A força da água arrastou lixo plástico, galhos e dezenas de troncos de árvore para a faixa de areia e a calçada da orla. Segundo Mascarello, restos de árvores tornaram-se uma visão comum para o público que busca lazer ou prática de esportes nas quadras da orla, especialmente após as cheias de maio de 2024.
O fenômeno começou a ocorrer em menor escala nas cheias de setembro e novembro de 2023, respectivamente, a terceira e a quarta maiores enchentes do Guaíba em quase 100 anos.
A avenida da orla também está com mais casas à venda —algumas abandonadas e com marcas de lama com mais de um ano.
Bairros como Guarujá, Ipanema e Lami já sofreram com outras enchentes e alagamentos no passado, normalmente causados por chuvas muito fortes e pontuais, mas a realidade de alagamentos contínuos e demorados é recente.
Como o Guaíba está muito cheio, as bocas de lobo estão sobrecarregadas, e a água alagou casas a duas ou três quadras da orla — como a do autônomo Leandro Jardim, 54, que sai todo dia de galochas para acompanhar a elevação da água no arroio que corta o bairro.

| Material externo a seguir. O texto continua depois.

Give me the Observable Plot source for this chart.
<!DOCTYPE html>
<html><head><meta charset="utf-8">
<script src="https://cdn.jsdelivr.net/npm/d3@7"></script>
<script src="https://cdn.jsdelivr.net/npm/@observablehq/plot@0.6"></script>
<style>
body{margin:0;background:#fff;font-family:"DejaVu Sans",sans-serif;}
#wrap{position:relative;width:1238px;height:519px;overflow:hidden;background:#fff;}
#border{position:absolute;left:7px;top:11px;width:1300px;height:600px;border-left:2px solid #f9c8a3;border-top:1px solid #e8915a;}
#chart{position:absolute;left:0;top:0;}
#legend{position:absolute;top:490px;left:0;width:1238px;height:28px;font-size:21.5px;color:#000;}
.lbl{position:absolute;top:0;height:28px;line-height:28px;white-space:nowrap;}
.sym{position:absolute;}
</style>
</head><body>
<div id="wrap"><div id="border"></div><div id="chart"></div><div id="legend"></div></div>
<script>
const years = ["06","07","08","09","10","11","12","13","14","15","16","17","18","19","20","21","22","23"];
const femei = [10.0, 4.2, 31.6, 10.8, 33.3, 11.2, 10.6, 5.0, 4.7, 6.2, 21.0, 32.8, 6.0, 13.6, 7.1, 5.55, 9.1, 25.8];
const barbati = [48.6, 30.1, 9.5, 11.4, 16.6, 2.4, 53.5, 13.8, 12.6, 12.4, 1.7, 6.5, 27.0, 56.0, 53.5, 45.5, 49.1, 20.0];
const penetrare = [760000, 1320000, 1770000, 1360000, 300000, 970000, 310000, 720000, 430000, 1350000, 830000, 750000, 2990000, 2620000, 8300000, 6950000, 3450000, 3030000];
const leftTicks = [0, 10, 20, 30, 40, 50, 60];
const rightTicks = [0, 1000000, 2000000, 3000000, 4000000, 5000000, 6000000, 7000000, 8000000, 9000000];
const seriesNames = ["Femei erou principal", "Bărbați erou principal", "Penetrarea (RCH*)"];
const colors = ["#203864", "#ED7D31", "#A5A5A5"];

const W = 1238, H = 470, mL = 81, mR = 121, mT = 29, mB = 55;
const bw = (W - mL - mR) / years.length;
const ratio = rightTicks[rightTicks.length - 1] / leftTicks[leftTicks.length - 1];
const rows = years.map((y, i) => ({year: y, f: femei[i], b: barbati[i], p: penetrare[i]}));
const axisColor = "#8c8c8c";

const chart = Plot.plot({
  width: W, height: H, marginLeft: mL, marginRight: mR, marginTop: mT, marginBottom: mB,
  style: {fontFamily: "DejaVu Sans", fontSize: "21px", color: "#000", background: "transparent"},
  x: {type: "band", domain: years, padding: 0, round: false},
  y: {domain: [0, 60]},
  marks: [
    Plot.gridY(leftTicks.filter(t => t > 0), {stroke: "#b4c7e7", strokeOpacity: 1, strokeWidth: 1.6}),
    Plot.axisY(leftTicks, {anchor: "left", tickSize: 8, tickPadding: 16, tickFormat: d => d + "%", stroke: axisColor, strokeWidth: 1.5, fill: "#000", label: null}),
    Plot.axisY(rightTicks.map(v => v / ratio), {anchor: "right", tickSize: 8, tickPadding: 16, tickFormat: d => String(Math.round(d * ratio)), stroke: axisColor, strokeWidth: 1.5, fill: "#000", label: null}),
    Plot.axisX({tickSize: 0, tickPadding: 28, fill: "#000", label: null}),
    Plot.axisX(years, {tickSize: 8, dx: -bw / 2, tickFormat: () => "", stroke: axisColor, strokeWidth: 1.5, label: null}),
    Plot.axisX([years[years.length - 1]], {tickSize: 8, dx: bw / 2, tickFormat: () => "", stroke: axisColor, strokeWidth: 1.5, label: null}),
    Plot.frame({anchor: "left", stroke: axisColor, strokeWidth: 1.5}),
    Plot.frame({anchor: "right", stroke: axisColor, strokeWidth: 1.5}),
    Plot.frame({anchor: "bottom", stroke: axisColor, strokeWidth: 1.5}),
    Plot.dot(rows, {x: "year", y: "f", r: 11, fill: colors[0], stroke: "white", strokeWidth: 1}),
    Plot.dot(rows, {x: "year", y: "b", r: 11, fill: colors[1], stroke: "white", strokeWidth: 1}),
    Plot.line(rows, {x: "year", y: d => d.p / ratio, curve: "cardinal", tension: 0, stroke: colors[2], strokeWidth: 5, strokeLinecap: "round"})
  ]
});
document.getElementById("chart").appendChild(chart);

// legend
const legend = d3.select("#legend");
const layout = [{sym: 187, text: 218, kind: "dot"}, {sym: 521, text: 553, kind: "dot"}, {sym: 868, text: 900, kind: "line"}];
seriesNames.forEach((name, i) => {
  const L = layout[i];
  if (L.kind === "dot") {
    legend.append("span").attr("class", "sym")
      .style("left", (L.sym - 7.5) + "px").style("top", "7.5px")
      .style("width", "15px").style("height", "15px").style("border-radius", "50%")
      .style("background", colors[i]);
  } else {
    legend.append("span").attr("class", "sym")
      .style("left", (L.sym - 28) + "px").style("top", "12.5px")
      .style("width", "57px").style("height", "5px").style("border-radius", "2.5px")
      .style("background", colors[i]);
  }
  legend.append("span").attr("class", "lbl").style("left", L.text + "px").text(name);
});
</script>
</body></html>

Leandro está preocupado porque ainda está mobiliando a casa. Em maio de 2024, a enchente do lago Guaíba atingiu 1,4 metro dentro de sua residência. Foram mais de 40 dias fora de casa, e mais da metade dos móveis e eletrodomésticos perdidos.
Desta vez, pelas previsões, ele considera que a água deve, no máximo, invadir seu pátio. Ainda assim, teme ser pego de surpresa. “Vou tentar fazer alguma contenção, caso entre um pouco de água. Talvez a casa escape, mas…”, hesita Leandro.
O sistema de proteção contra cheias de Porto Alegre foi desenvolvido nos anos 1960, quando a zona sul ainda não havia passado por uma expansão habitacional.
Após o colapso de 2024, a prefeitura encomendou um projeto para refazer o sistema de proteção contra enchentes na capital. O projeto está em fase de elaboração e é conduzido pelo professor emérito da UFRGS Carlos Tucci.
As chuvas retornaram ao Rio Grande do Sul no fim de semana causando novas enchentes nos rios Caí, Taquari e Jacuí, que já haviam registrado elevações na metade do mês. Os três rios são afluentes do lago Guaíba, que banha Porto Alegre.
Porto Alegre tem 80 pessoas em um abrigo emergencial, com capacidade para receber até 150 desabrigados. A maior parte das famílias no abrigo veio da região das ilhas da capital, que tem cota de inundação menor do que o restante da cidade.